Am 5. Oktober 1947 fand die Wahl zur ,,Verfassungsgebenden Versammlung“ statt. Ehemalige Mitglieder der NSDAP und anderer NS-Organisationen, die der Entnazifizierung unterzogen wurden, waren vom Wahlrecht ausgeschlossen. Die Information der Bevölkerung erfolgte durch die Presse und in Versammlungen. Die Veröffentlichung des vollständigen Verfassungstextes wurde durch die Militärregierung jedoch untersagt. Der Text war allerdings in den Rathäusern hinterlegt, und jeder Bürger konnte ihn sich dort besorgen. Gewählt wurden allerdings nur Parteien, und damit war eine direkte Abstimmung über die Verfassung nicht möglich.

Die „Verfassungsgebende Versammlung“ trat am 14. Oktober 1947 zusammen. Nach einer erneuten Beratung durch einen von der Versammlung eingesetzten Verfassungsausschuss wurde der endgültige Text am 6. November dem Plenum vorgelegt.

Am 8. November verabschiedete die "Verfassungsgebende Versammlung“ die Verfassung.
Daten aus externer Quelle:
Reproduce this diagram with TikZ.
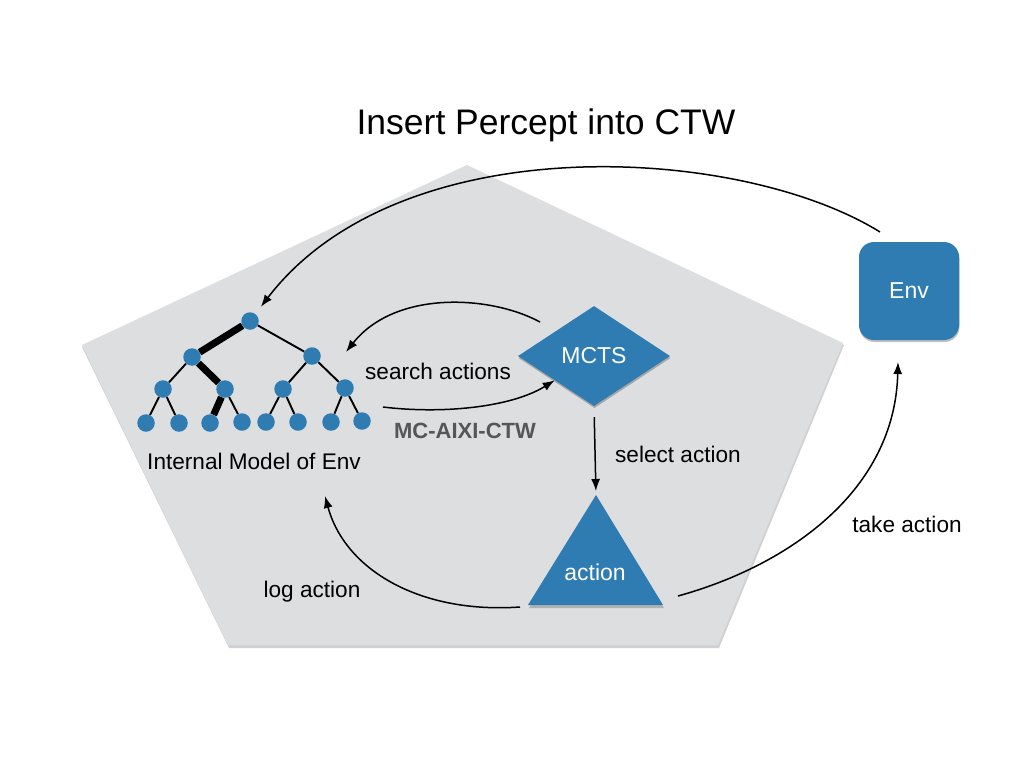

Am 17. Dezember wurde sie im Amtsblatt veröffentlicht und trat damit in Kraft.

Präambel zur Verfassung des Saarlandes

vom 15. Dezember 1947

(ABI. S. 1077)

Das Volk an der Saar,

berufen,
nach dem Zusammenbruch des Deutschen Reiches sein Gemeinschaftsleben kulturell, politisch, wirtschaftlich und sozial neu zu gestalten,

durchdrungen
von der Erkenntnis, dass sein Bestand und seine Entwicklung durch die organische Einordnung des Saarlandes in den Wirtschaftsbereich der französischen Republik gesichert werden können,

vertrauend
auf ein internationales Statut, das die Grundlage für sein Eigenleben und seinen Wiederaufstieg festlegen wird,


gründet seine Zukunft auf den wirtschaftlichen Anschluss des Saarlandes an ie französische Republik und die Währungs- und Zolleinheit mit ihr, die einschließen:


die politische Unabhängigkeit des Saarlandes vom
Deutschen Reich, die Landesverteidigung und die
Vertretung der saarländischen Interessen im Ausland
durch die französische Republik,

die Anwendung der französischen Zoll- und Währungsgesetze

im Saarland,

die Bestellung eines Vertreters der Regierung der
französischen Republik mit Verordnungsrecht zur
Sicherstellung der Zoll- und Währungseinheit und
einer Aufsichtsbefugnis, um die Beobachtung des
Statuts zu garantieren,

eine Organisation des Justizwesens, die die Einheitlichkeit
der Rechtsprechung im Rahmen des
Statuts gewährleistet.

Der Landtag des Saarlandes, vom Volk frei gewählt, hat daher,

um diesem Willen verpflichtenden Ausdruck zu verleihen
und – nach Überwindung eines Systems,
das die menschliche Persönlichkeit entwürdigte
und versklavte, Freiheit, Menschlichkeit, Recht
und Moral als Grundlagen des neuen Staates zu
verankern, dessen Sendung es ist, Brücke zur
Verständigung der Völker zu bilden
und in Ehrfurcht vor Gott dem Frieden der Welt zu
dienen,
die folgende Verfassung beschlossen: ...

Die Präambel wurde vom Landtag am 6. November 1947 mit 44 Stimmen gegen zwei Stimmen bei einer Stimmenthaltung angenommen, während über die Verfassung selbst erst am Samstag, dem 8. November, abgestimmt wurde.